Incarcéré à la maison d’arrêt de Villepinte en octobre dernier, Erdogan Cakir a été soumis à une mesure de fouille à nu systématique à l’issue de chaque parloir à partir du 14 novembre 2015. Ses demandes répétées à bénéficier de parloirs avec hygiaphone - qui empêchent tout contact avec le visiteur et rendent par conséquent impossible la transmission d’objets illicites - ayant été refusées, il a entamé une grève de la faim le 27 novembre et engagé une action en justice pour dénoncer cette situation. Le 8 janvier dernier, à quatre jours de l’audience, l’administration lui a indiqué qu’elle accédait à sa requête et il a par conséquent cessé sa grève de la faim. Le jour même, il était transféré au centre pénitentiaire de Réau.
Membre d’un mouvement d’extrême gauche turc, M. Cakir a été incarcéré pour une infraction en lien avec une entreprise terroriste. Bénéficiant chaque semaine de visites de sa fille, il a été informé au lendemain des attentats du 13 novembre qu’il ferait désormais l’objet de fouilles à nu systématiques à l’issue des parloirs sans qu’aucun incident ne soit venu justifier ce changement de régime. Afin d’éviter ces fouilles qu’il considérait humiliantes, sans pour autant renoncer au maintien de ses liens familiaux, il a demandé à pouvoir bénéficier de parloirs hygiaphones qui comportent une vitre qui sépare totalement la personne détenue de son visiteur. Demande qui a été refusée au motif que « le parloir hygiaphone n’empêche pas que [il soit] fouillé »… et que « ces box […] sont des sanctions et non des choix » (sic). C’est en revanche une toute autre sanction qui lui a été imposée, puisqu’il a été placé à deux reprises pour huit jours en quartier disciplinaire pour avoir refusé d’être fouillé à nu à l’issue d’un parloir.
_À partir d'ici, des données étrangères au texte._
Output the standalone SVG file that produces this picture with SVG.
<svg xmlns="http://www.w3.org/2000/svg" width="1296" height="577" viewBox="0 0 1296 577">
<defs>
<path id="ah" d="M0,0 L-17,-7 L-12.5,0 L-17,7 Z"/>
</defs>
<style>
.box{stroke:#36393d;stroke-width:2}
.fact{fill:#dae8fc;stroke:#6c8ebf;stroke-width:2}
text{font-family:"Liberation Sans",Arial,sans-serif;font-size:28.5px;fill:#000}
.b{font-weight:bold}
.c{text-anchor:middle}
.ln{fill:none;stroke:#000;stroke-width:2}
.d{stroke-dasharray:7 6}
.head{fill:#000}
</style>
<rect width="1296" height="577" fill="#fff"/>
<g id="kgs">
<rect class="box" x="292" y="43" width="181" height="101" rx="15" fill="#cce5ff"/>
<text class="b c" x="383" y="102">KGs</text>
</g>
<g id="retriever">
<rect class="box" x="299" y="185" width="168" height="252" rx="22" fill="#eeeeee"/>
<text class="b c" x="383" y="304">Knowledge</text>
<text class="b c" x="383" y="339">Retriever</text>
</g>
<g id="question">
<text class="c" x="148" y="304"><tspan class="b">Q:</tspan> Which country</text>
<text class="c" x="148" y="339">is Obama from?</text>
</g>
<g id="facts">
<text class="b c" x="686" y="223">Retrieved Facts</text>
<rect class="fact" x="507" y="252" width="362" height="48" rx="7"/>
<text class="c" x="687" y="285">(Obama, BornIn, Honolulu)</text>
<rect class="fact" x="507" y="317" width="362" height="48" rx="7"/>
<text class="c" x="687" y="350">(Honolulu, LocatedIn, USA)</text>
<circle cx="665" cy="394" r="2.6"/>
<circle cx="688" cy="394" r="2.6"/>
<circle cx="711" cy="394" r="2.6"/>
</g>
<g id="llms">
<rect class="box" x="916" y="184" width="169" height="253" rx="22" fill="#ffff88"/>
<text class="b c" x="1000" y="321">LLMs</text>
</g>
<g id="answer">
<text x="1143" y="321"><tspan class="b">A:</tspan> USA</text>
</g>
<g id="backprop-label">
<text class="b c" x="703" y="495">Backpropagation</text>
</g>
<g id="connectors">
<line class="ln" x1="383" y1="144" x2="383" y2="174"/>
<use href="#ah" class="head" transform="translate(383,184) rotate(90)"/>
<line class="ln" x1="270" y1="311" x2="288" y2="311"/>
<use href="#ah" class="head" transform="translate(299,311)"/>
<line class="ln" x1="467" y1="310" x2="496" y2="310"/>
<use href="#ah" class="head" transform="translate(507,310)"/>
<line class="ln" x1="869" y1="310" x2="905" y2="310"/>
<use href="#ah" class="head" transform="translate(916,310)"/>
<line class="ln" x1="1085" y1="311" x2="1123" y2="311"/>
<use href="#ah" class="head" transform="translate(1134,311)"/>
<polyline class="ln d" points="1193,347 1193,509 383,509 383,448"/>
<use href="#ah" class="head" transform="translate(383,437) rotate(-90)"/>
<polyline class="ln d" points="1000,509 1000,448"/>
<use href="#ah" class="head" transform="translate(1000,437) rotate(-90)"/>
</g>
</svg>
Tandis qu’il était au quartier disciplinaire, l’administration a refusé que soit mis à sa disposition les sucres et sels minéraux nécessaires lors d’une grève de la faim, qui ont dû être imposés par une prescription médicale.
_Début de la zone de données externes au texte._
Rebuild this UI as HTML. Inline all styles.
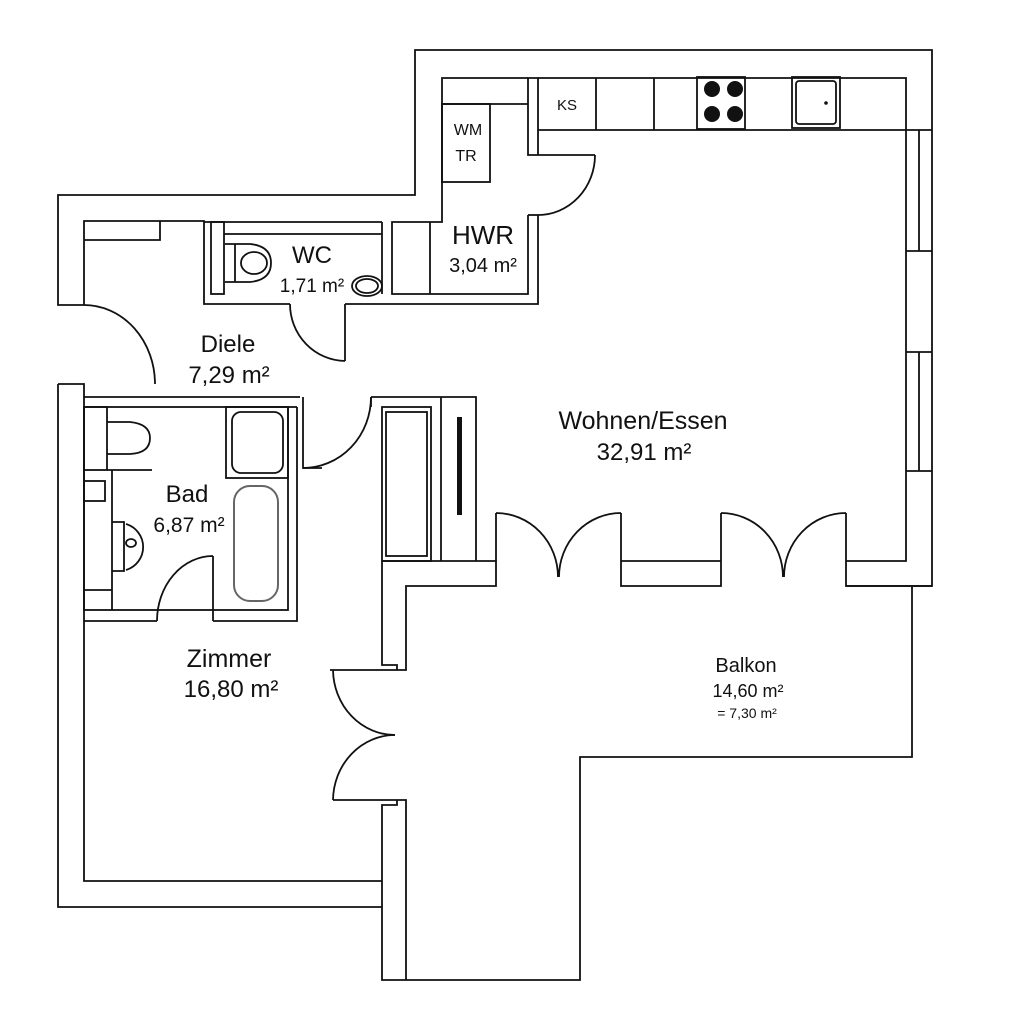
<!DOCTYPE html>
<html><head><meta charset="utf-8"><style>
html,body{margin:0;padding:0;background:#fff}
svg{display:block}
text{font-family:"Liberation Sans",sans-serif;fill:#111;text-anchor:middle}
</style></head><body>
<svg width="1024" height="1024" viewBox="0 0 1024 1024" xmlns="http://www.w3.org/2000/svg">
<rect width="1024" height="1024" fill="#fff"/>
<g fill="none" stroke="#111" stroke-width="1.8">
<polyline points="84,305 58,305 58,195 415,195 415,50 932,50 932,586 846,586 846,561"/>
<polyline points="58,384 58,907 382,907 382,980 580,980 580,757 912,757 912,586"/>
<polyline points="84,305 84,221 204,221 204,304 290,304"/>
<polyline points="345,304 538,304 538,215"/>
<polyline points="538,155 538,78 528,78 528,155 538,155"/>
<polyline points="528,215 538,215"/>
<polyline points="528,215 528,294 392,294 392,222 442,222 442,78 528,78"/>
<line x1="382" y1="222" x2="382" y2="294"/>
<line x1="204" y1="222" x2="382" y2="222"/>
<line x1="430" y1="222" x2="430" y2="294"/>
<line x1="442" y1="104" x2="528" y2="104"/>
<rect x="442" y="104" width="48" height="78"/>
<polyline points="538,78 906,78 906,561 846,561"/>
<line x1="538" y1="130" x2="932" y2="130"/>
<line x1="596" y1="78" x2="596" y2="130"/>
<line x1="654" y1="78" x2="654" y2="130"/>
<rect x="697" y="77" width="48" height="52"/>
<rect x="792" y="77" width="48" height="51"/>
<rect x="796" y="81" width="40" height="43" rx="3"/>
<line x1="906" y1="251" x2="932" y2="251"/>
<line x1="906" y1="352" x2="932" y2="352"/>
<line x1="906" y1="471" x2="932" y2="471"/>
<line x1="919" y1="130" x2="919" y2="251"/>
<line x1="919" y1="352" x2="919" y2="471"/>
<line x1="538" y1="155" x2="595" y2="155"/>
<path d="M595,155 A57,60 0 0 1 538,215"/>
<line x1="345" y1="304" x2="345" y2="361"/>
<path d="M290,304 A56,57 0 0 0 345,361"/>
<rect x="211" y="222" width="13" height="72"/>
<line x1="224" y1="234" x2="382" y2="234"/>
<path d="M225,244 L250,244 Q271,246 271,263 Q271,280 250,282 L225,282"/>
<line x1="235" y1="244" x2="235" y2="282"/>
<ellipse cx="254" cy="263" rx="13" ry="11"/>
<ellipse cx="367" cy="286" rx="15" ry="10"/>
<ellipse cx="367" cy="286" rx="11" ry="7"/>
<polyline points="84,240 160,240 160,221"/>
<path d="M84,305 A71,79 0 0 1 155,384"/>
<polyline points="58,384 84,384 84,397 300,397"/>
<polyline points="84,397 84,621 157,621"/>
<polyline points="213,621 297,621 297,407"/>
<polyline points="303,397 303,468 322,468"/>
<path d="M303,468 A68,71 0 0 0 371,397"/>
<rect x="84" y="407" width="204" height="203"/>
<line x1="288" y1="407" x2="297" y2="407"/>
<rect x="84" y="407" width="23" height="63"/>
<line x1="107" y1="470" x2="152" y2="470"/>
<path d="M107,422 L130,422 Q150,424 150,438 Q150,453 130,454 L107,454"/>
<line x1="112" y1="470" x2="112" y2="610"/>
<rect x="84" y="481" width="21" height="20"/>
<line x1="84" y1="590" x2="112" y2="590"/>
<path d="M112,522 L124,522 L124,571 L112,571"/>
<path d="M126,524 A24,24 0 0 1 126,570"/>
<ellipse cx="131" cy="543" rx="5" ry="4"/>
<rect x="226" y="407" width="62" height="71"/>
<rect x="232" y="412" width="51" height="61" rx="9"/>
<rect x="234" y="486" width="44" height="115" rx="16" stroke="#666" stroke-width="2"/>
<line x1="213" y1="556" x2="213" y2="621"/>
<path d="M157,621 A56,65 0 0 1 213,556"/>
<polyline points="371,397 476,397 476,561"/>
<line x1="371" y1="397" x2="371" y2="407"/>
<rect x="382" y="407" width="49" height="154"/>
<rect x="386" y="412" width="41" height="144"/>
<line x1="441" y1="397" x2="441" y2="561"/>
<polyline points="382,561 496,561 496,586 406,586 406,670 330,670"/>
<line x1="496" y1="513" x2="496" y2="561"/>
<polyline points="382,561 382,665 397,665 397,670"/>
<polyline points="621,513 621,586 721,586 721,513"/>
<line x1="621" y1="561" x2="721" y2="561"/>
<line x1="846" y1="513" x2="846" y2="561"/>
<path d="M496,513 A62,64 0 0 1 558,577"/>
<path d="M621,513 A62,64 0 0 0 559,577"/>
<path d="M721,513 A62,64 0 0 1 783,577"/>
<path d="M846,513 A62,64 0 0 0 784,577"/>
<line x1="846" y1="586" x2="932" y2="586"/>
<path d="M333,670 A62,66 0 0 0 395,735"/>
<path d="M333,800 A62,66 0 0 1 395,735"/>
<polyline points="333,800 406,800 406,980"/>
<polyline points="397,800 397,805 382,805 382,907"/>
<polyline points="84,621 84,881 382,881"/>
</g>
<rect x="457" y="417" width="5" height="98" fill="#111"/>
<g fill="#111">
<circle cx="712" cy="89" r="8"/><circle cx="735" cy="89" r="8"/>
<circle cx="712" cy="114" r="8"/><circle cx="735" cy="114" r="8"/>
<circle cx="826" cy="103" r="1.8"/>
</g>
<text x="468" y="135" font-size="16">WM</text>
<text x="466" y="161" font-size="16">TR</text>
<text x="567" y="110" font-size="15">KS</text>
<text x="312" y="263" font-size="24">WC</text>
<text x="312" y="292" font-size="19">1,71 m²</text>
<text x="483" y="244" font-size="26">HWR</text>
<text x="483" y="272" font-size="20">3,04 m²</text>
<text x="228" y="352" font-size="24">Diele</text>
<text x="229" y="383" font-size="24">7,29 m²</text>
<text x="187" y="502" font-size="24">Bad</text>
<text x="189" y="532" font-size="21">6,87 m²</text>
<text x="643" y="429" font-size="25">Wohnen/Essen</text>
<text x="644" y="460" font-size="24">32,91 m²</text>
<text x="229" y="667" font-size="25">Zimmer</text>
<text x="231" y="697" font-size="24">16,80 m²</text>
<text x="746" y="672" font-size="20">Balkon</text>
<text x="748" y="697" font-size="18">14,60 m²</text>
<text x="747" y="718" font-size="14">= 7,30 m²</text>
</svg>
</body></html>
A moins d’être pleinement justifiée par des impératifs de sécurité, la pratique des fouilles intégrales systématiques a été condamnée par la Cour européenne des droits de l’homme[1]. La loi pénitentiaire de 2009 est venue strictement encadrer leur recours, conditionnant leur usage aux principes de nécessité, proportionnalité et subsidiarité[2]. La décision de soumettre une personne détenue à une telle mesure doit ainsi être justifiée par la présomption d’une infraction ou par les risques que le comportement de l’intéressé fait courir à la sécurité des personnes, de l’établissement ou de l’ordre public. Et ne doit être prise que si les autres moyens de contrôle (fouille par palpation, portique de détection métallique) s’avèrent insuffisants. En ce qui concerne M. Cakir, il semblerait que seul le motif de sa condamnation ait motivé la décision de fouilles intégrales, sans que son comportement en détention n’ait été pointé comme faisant courir un risque objectif à l’ordre public. Surtout, les autres moyens de contrôle à la disposition de l’administration ont été écartés alors même que la maison d’arrêt de Villepinte dispose d’un portique de détection de masses métalliques et que M. Cakir réclamait un parloir hygiaphone.
Après 43 jours de grève de la faim et alors qu’il contestait en justice la légalité des mesures prises à son encontre, M. Erdogan s’est vu notifier quelques jours avant l’audience qu’il aurait désormais le droit à des visites avec parloirs hygiaphone et sans fouille intégrale. Considérant qu’il avait obtenu gain de cause, il a donc cessé sa grève de la faim. Dans la même journée, il a cependant été transféré au Centre pénitentiaire de Réau, rendant caduque la décision qui lui avait été notifiée quelques heures plus tôt. Nous n’avons pas encore d’informations sur le régime de visite auquel la direction de ce nouvel établissement va le soumettre. Dans le contexte spécifique de ces dernières semaines, propice à la suspicion et aux atteintes aux droits, l’OIP restera attentif à la situation de M. Erdogan Cakir.
[1] « Le sentiment d’arbitraire, celui d’infériorité et l’angoisse qui y sont souvent associés, et celui d’une profonde atteinte à la dignité que provoque l’obligation de se déshabiller devant autrui et de se soumettre à une inspection anale visuelle, peuvent caractériser un degré d’humiliation dépassant, celui, tolérable parce qu’inéluctable, que comporte inévitablement la fouille corporelle des détenus » (Arrêt Frérot c/France, 12 juin 2007).
[2] Principes rappelés par le Conseil d’Etat dans un arrêt du 11 juillet 2012.